Tobias Wolff

Known for his authentic, honest prose, Tobias Wolff made his mark on the writing world with his acclaimed work as a memoirist and a short-story writer. This Boy’s Life: A Memoir, widely considered his best work, explores Wolff’s teenage years as he traveled around the country with his divorced mother and an abusive stepfather. “Tobias Wolff’s portrayal of his stepfather (a portrait notably free of bitterness and condemnation) makes it clear how widely child abuse can range without ever, or rarely ever, crossing the line into physical brutality and how gleefully an adult can labor at obliterating what’s most vital about a child,” Francine Prose wrote in a review for the New York Times. Screenwriter Robert Getchell adapted the dark memoir into a 1993 film that starred Leonardo DiCaprio and Robert DeNiro. In 2015, President Barack Obama awarded Wolff a National Medal of Arts.

In addition to being a master of memoir and short-form writing, Wolff earned a reputation from identifying and nurturing talent. From 1980 to 1987, he worked as a writer-in-residence and professor in SU’s graduate creative writing program, helping to elevate the program’s reputation. Authors who count Wolff as a former teacher and mentor include George Saunders, Jay McInerney, and Alice Sebold.

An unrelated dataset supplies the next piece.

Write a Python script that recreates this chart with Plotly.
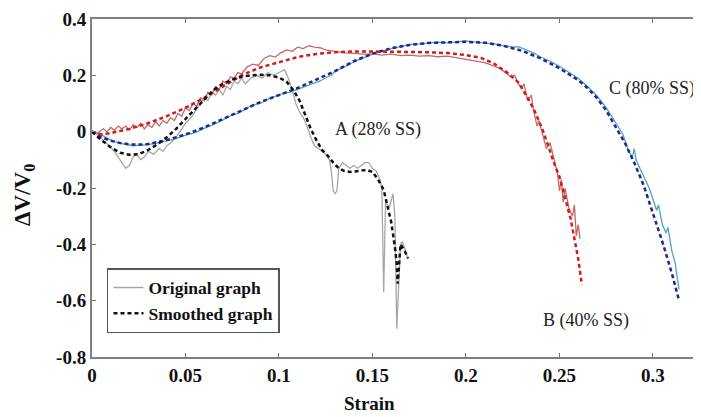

Here is an excerpt from This Boy’s Life: A Memoir:

“Knowing that everything comes to an end is a gift of experience, a consolation gift for knowing that we ourselves are coming to an end. Before we get it we live in a continuous present, and imagine the future as more of that present. Happiness is endless happiness, innocent of its own sure passing. Pain is endless pain.”